Lee has received more than 20 contributions from the North Carolina Senate Majority Fund totaling almost all of that $1 million. The party committee has been sending regular installments of a little more than $15,0000 to Lee’s campaign since July, with several larger chunks of funding along the way.

On Aug. 26 the fund gave Lee’s campaign $195,000. It sent $200,000 on Sept. 29 and $275,000 on Oct. 20.

On the individual side, Lee has maximum contributions of $5,600 each from Landon Zimmer, in-house counsel at Zimmer Development, and real estate developer Barron Thomas Young.

Several local politicians and offices have their names in Lee’s report. New Hanover County Commissioner Charlie Rivenbark contributed $200 to the campaign, Pender County Commissioner Jimmy Tate donated $1,000 and New Hanover Board of Elections member Russ Bryan gave $500.

Morgan accumulated more money from her party, but also vastly outpaced Lee in small contributions, recording more than 1,200 small donations ranging from $1 to $100. Lee totaled 259 contributions from all sources.

The North Carolina Democratic Party was Morgan’s largest contributor, sending checks since early September. The biggest contributions were $170,000 paid Oct. 13 and $230,000 on Oct 20.

Morgan accepted money from Lillian’s List, the N.C. OBGYN PAC, the N.C. Sierra Club PAC and the Planned Parenthood Votes N.C. PAC.

Her campaign also accepted $2,900 from Jason Minnicozzi’s former campaign committee. Minnicozzi bowed out as a candidate in June claiming financial issues, though he had been accused of predatory behavior.

At the end of the reporting period, Morgan had $17,411.64 left in cash on hand compared to Lee’s $79,201.68, but money has continued to roll in for both. Candidates have to file notices of contributions greater than $1,000 in the time between quarterly reports and Election Day.

On Sept. 29 Morgan recorded another $272,000 from the state party and $2,000 from individuals. On Nov. 1 her campaign received $15,200 in smaller contributions.

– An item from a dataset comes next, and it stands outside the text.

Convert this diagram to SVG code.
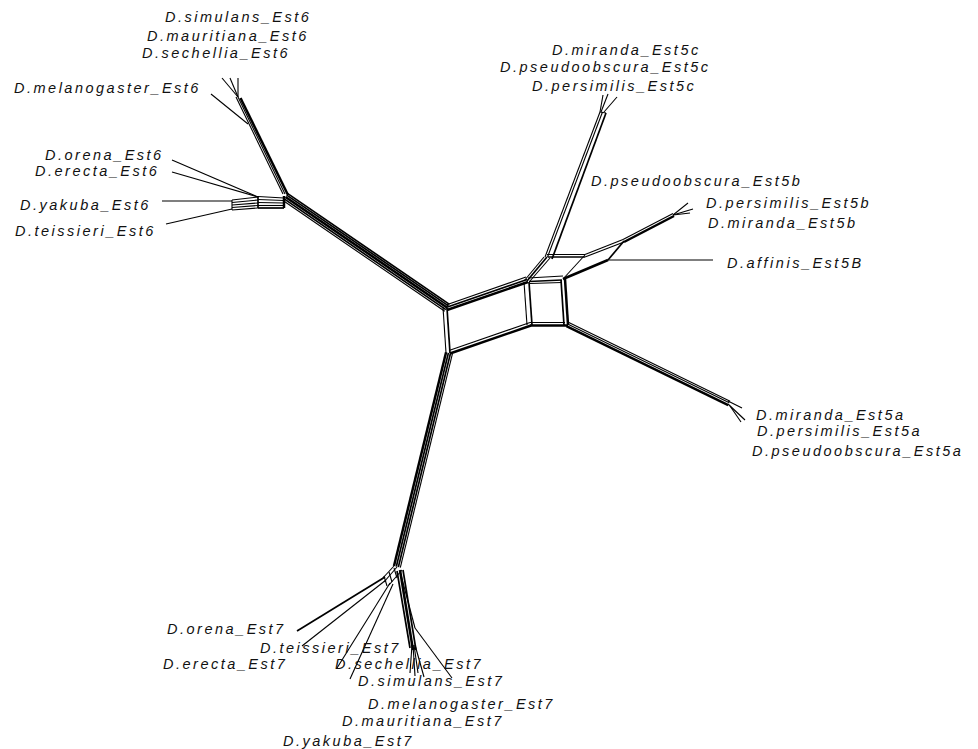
<svg xmlns="http://www.w3.org/2000/svg" width="978" height="749" viewBox="0 0 978 749">
<style>
.l{stroke:#000;stroke-width:1.1;fill:none}
.m{stroke:#000;stroke-width:1.7;fill:none}
.t{stroke:#000;stroke-width:2.5;fill:none}
text{font-family:"Liberation Sans",Arial,Helvetica,sans-serif;font-style:italic;font-size:14.5px;letter-spacing:2.5px;fill:#111}
</style>
<rect width="978" height="749" fill="#fff"/>
<g id="connectors">
  <!-- Est6 stem -->
  <g transform="translate(447,308) rotate(214.4)">
    <line class="l" x1="0" y1="-4" x2="196" y2="-4"/>
    <line class="m" x1="0" y1="-2" x2="196" y2="-2"/>
    <line class="t" x1="0" y1="0.4" x2="196" y2="0.4"/>
    <line class="m" x1="0" y1="2.6" x2="196" y2="2.6"/>
    <line class="m" x1="0" y1="4.4" x2="196" y2="4.4"/>
  </g>
  <!-- Est7 stem -->
  <g transform="translate(449,353) rotate(103.7)">
    <line class="l" x1="0" y1="-3.5" x2="220" y2="-3.5"/>
    <line class="m" x1="0" y1="-1.5" x2="220" y2="-1.5"/>
    <line class="m" x1="0" y1="0.6" x2="220" y2="0.6"/>
    <line class="t" x1="0" y1="3" x2="220" y2="3"/>
  </g>
  <!-- Est5a stem -->
  <g transform="translate(567,325) rotate(26)">
    <line class="l" x1="0" y1="-3" x2="180" y2="-3"/>
    <line class="l" x1="0" y1="-1.2" x2="180" y2="-1.2"/>
    <line class="t" x1="0" y1="1.3" x2="180" y2="1.3"/>
  </g>
  <line class="l" x1="728" y1="401" x2="742" y2="408"/>
  <line class="l" x1="728" y1="404" x2="745" y2="420"/>
  <line class="l" x1="730" y1="406" x2="741" y2="422"/>
  <!-- central left box -->
  <line class="l" x1="443" y1="307" x2="446" y2="353"/>
  <line class="m" x1="447" y1="308" x2="450" y2="353"/>
  <line class="l" x1="446" y1="305" x2="526" y2="277"/>
  <line class="m" x1="446" y1="307.5" x2="527" y2="279.5"/>
  <line class="t" x1="447" y1="310" x2="528" y2="282"/>
  <line class="l" x1="449" y1="350.5" x2="530" y2="322.5"/>
  <line class="t" x1="450" y1="353.5" x2="531" y2="325.5"/>
  <!-- central right box -->
  <line class="l" x1="524" y1="282" x2="527" y2="325"/>
  <line class="m" x1="529" y1="282" x2="532" y2="325"/>
  <line class="l" x1="528" y1="278" x2="563" y2="276"/>
  <line class="m" x1="529" y1="281.5" x2="562" y2="280"/>
  <line class="l" x1="530" y1="283.5" x2="562" y2="282.5"/>
  <line class="m" x1="561" y1="280" x2="564" y2="325"/>
  <line class="t" x1="565" y1="279" x2="568" y2="325"/>
  <line class="t" x1="530" y1="325.5" x2="568" y2="325.5"/>
  <line class="l" x1="530" y1="322.5" x2="565" y2="322.5"/>
  <!-- toward Est5c -->
  <line class="l" x1="524" y1="281" x2="544" y2="257"/>
  <line class="m" x1="527" y1="281" x2="547" y2="257"/>
  <line class="l" x1="530" y1="281" x2="550" y2="258"/>
  <line class="l" x1="545" y1="257" x2="600" y2="112"/>
  <line class="l" x1="547.5" y1="257" x2="602.5" y2="112"/>
  <line class="m" x1="552" y1="259" x2="606" y2="113"/>
  <line class="l" x1="600" y1="112" x2="603" y2="95"/>
  <line class="l" x1="601" y1="112" x2="608" y2="94"/>
  <line class="l" x1="604" y1="112" x2="617" y2="97"/>
  <line class="l" x1="600" y1="112" x2="606" y2="113"/>
  <!-- parallelogram to Est5b -->
  <line class="l" x1="547" y1="254.5" x2="585" y2="254.5"/>
  <line class="m" x1="548" y1="257" x2="585" y2="257"/>
  <line class="l" x1="585" y1="255" x2="563" y2="279"/>
  <line class="l" x1="585" y1="254.5" x2="623" y2="239.5"/>
  <line class="l" x1="585" y1="257" x2="624" y2="242"/>
  <line class="t" x1="563" y1="279" x2="608" y2="260"/>
  <line class="m" x1="608" y1="260" x2="624" y2="241"/>
  <line class="l" x1="623" y1="239.5" x2="673" y2="213.5"/>
  <line class="t" x1="624" y1="242" x2="674" y2="216"/>
  <line class="l" x1="673" y1="215" x2="688" y2="203"/>
  <line class="l" x1="673" y1="215" x2="693" y2="209"/>
  <line class="l" x1="673" y1="215" x2="690" y2="213"/>
  <line class="l" x1="608" y1="260" x2="713" y2="260"/>
  <!-- Est6 upper clade -->
  <line class="l" x1="283" y1="194" x2="236" y2="97"/>
  <line class="l" x1="285" y1="194" x2="238" y2="97"/>
  <line class="t" x1="288" y1="195" x2="240.5" y2="98"/>
  <line class="l" x1="238" y1="97" x2="222" y2="78"/>
  <line class="l" x1="238" y1="97" x2="230" y2="78"/>
  <line class="l" x1="238" y1="97" x2="238" y2="78"/>
  <line class="l" x1="211" y1="94" x2="248" y2="124"/>
  <!-- Est6 lower clade -->
  <line class="l" x1="284" y1="198" x2="258" y2="196.5"/>
  <line class="l" x1="284" y1="200.5" x2="258" y2="199.5"/>
  <line class="l" x1="284" y1="203" x2="258" y2="202.5"/>
  <line class="l" x1="284" y1="205.5" x2="258" y2="205.5"/>
  <line class="m" x1="284" y1="208" x2="258" y2="208"/>
  <line class="l" x1="258" y1="197" x2="232" y2="200"/>
  <line class="l" x1="258" y1="200" x2="232" y2="202.5"/>
  <line class="l" x1="258" y1="203" x2="232" y2="205"/>
  <line class="l" x1="258" y1="205.5" x2="232" y2="207.5"/>
  <line class="l" x1="258" y1="208" x2="232" y2="210"/>
  <line class="m" x1="258" y1="196" x2="258" y2="208"/>
  <line class="t" x1="284" y1="196" x2="284" y2="208"/>
  <line class="l" x1="232" y1="200" x2="232" y2="210"/>
  <line class="l" x1="172" y1="160" x2="258" y2="197"/>
  <line class="l" x1="172" y1="172" x2="258" y2="197"/>
  <line class="l" x1="162" y1="201" x2="232" y2="201"/>
  <line class="l" x1="166" y1="224" x2="232" y2="209"/>
  <!-- Est7 clade -->
  <line class="l" x1="394" y1="566" x2="381" y2="580"/>
  <line class="l" x1="397" y1="567" x2="384" y2="582"/>
  <line class="l" x1="402" y1="570" x2="389" y2="585"/>
  <line class="l" x1="384" y1="576" x2="387" y2="586"/>
  <line class="l" x1="389" y1="572" x2="392" y2="582"/>
  <line class="l" x1="394" y1="568" x2="397" y2="578"/>
  <line class="t" x1="400" y1="570" x2="413" y2="650"/>
  <line class="m" x1="403" y1="570" x2="416" y2="650"/>
  <line class="m" x1="397" y1="571" x2="410" y2="648"/>
  <line class="l" x1="401" y1="575" x2="415" y2="628"/>
  <line class="l" x1="415" y1="628" x2="452" y2="678"/>
  <line class="l" x1="412" y1="645" x2="410" y2="673"/>
  <line class="l" x1="413" y1="645" x2="415" y2="676"/>
  <line class="l" x1="414" y1="645" x2="418" y2="673"/>
  <line class="l" x1="415" y1="645" x2="424" y2="677"/>
  <line class="m" x1="297" y1="631" x2="385" y2="577"/>
  <line class="l" x1="302" y1="646" x2="386" y2="580"/>
  <line class="l" x1="337" y1="668" x2="390" y2="583"/>
  <line class="l" x1="350" y1="679" x2="393" y2="584"/>
</g>
<g id="n-simulans-est6"><text x="165" y="22">D.simulans_Est6</text></g>
<g id="n-mauritiana-est6"><text x="147" y="41">D.mauritiana_Est6</text></g>
<g id="n-sechellia-est6"><text x="142" y="58">D.sechellia_Est6</text></g>
<g id="n-melanogaster-est6"><text x="14" y="93">D.melanogaster_Est6</text></g>
<g id="n-orena-est6"><text x="45" y="160">D.orena_Est6</text></g>
<g id="n-erecta-est6"><text x="35" y="176">D.erecta_Est6</text></g>
<g id="n-yakuba-est6"><text x="20" y="210">D.yakuba_Est6</text></g>
<g id="n-teissieri-est6"><text x="15" y="236">D.teissieri_Est6</text></g>
<g id="n-miranda-est5c"><text x="552" y="55">D.miranda_Est5c</text></g>
<g id="n-pseudoobscura-est5c"><text x="500" y="72">D.pseudoobscura_Est5c</text></g>
<g id="n-persimilis-est5c"><text x="532" y="91">D.persimilis_Est5c</text></g>
<g id="n-pseudoobscura-est5b"><text x="591" y="186">D.pseudoobscura_Est5b</text></g>
<g id="n-persimilis-est5b"><text x="706" y="208">D.persimilis_Est5b</text></g>
<g id="n-miranda-est5b"><text x="708" y="228">D.miranda_Est5b</text></g>
<g id="n-affinis-est5b"><text x="727" y="268">D.affinis_Est5B</text></g>
<g id="n-miranda-est5a"><text x="756" y="420">D.miranda_Est5a</text></g>
<g id="n-persimilis-est5a"><text x="757" y="436">D.persimilis_Est5a</text></g>
<g id="n-pseudoobscura-est5a"><text x="752" y="456">D.pseudoobscura_Est5a</text></g>
<g id="n-orena-est7"><text x="167" y="634">D.orena_Est7</text></g>
<g id="n-teissieri-est7"><text x="260" y="653">D.teissieri_Est7</text></g>
<g id="n-erecta-est7"><text x="163" y="669">D.erecta_Est7</text></g>
<g id="n-sechellia-est7"><text x="335" y="669">D.sechellia_Est7</text></g>
<g id="n-simulans-est7"><text x="358" y="686">D.simulans_Est7</text></g>
<g id="n-melanogaster-est7"><text x="368" y="709">D.melanogaster_Est7</text></g>
<g id="n-mauritiana-est7"><text x="342" y="726">D.mauritiana_Est7</text></g>
<g id="n-yakuba-est7"><text x="283" y="746">D.yakuba_Est7</text></g>
</svg>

Lee has taken in $50,200 in smaller contributions since the third quarter ended.

Other races on the books

The other state-level New Hanover races are raising and spending at a fraction of the Senate race total, but there is a greater disparity between the candidates.

Incumbent Rep. Deb Butler (D-18) has raised $268,068 this year against Republican challenger John Hinnant’s $152,000. Butler also spent more than twice as much, $168,000, to Hinnant’s $80,000, by the end of the third quarter.

Butler received $1,800 from Coastal Horizons CEO Margaret Weller-Stargell. A large part of Hinnant’s 115 total contributions were from people who work in real estate. Notably, Barron Thomas Young donated $100, Steve Anderson of Steve Anderson properties donated $250, Steve Carlson of Carlson Family LLC donated $150, Daniel Smith of SHP Acquisitions donated $1,000 and Nathan Sanders president of Sanco Homes, donated $500.

Meanwhile, Ted Davis (R-20), is outpacing Democratic opponent Amy Block DeLoach. Davis has raised $373,000 to DeLoach’s $295,400, though DeLoach was spending at a much faster pace, with $56,500 total cash on hand by Oct. 22. ; during the same time, Davis still had $148,800 in the bank.

Less money is flying across the river in Brunswick County for the NC-17 House Seat. Republican Incumbent Frank Iler is out-fundraising Democratic nominee Eric Terashima, with $64,500 and $46,350 raised, respectively. Terashima had $2,915 on hand at the end of the third quarter to Iler’s $21,735.

What distinguishes the Brunswick race from those in New Hanover is the lack of money from political parties. For this entire election cycle, Terashima has taken $750 from the Democrats and Iler has received a grand total of $100 from the GOP.

Iler has comfortably held onto his seat for six terms in the more Republican-leaning Brunswick County.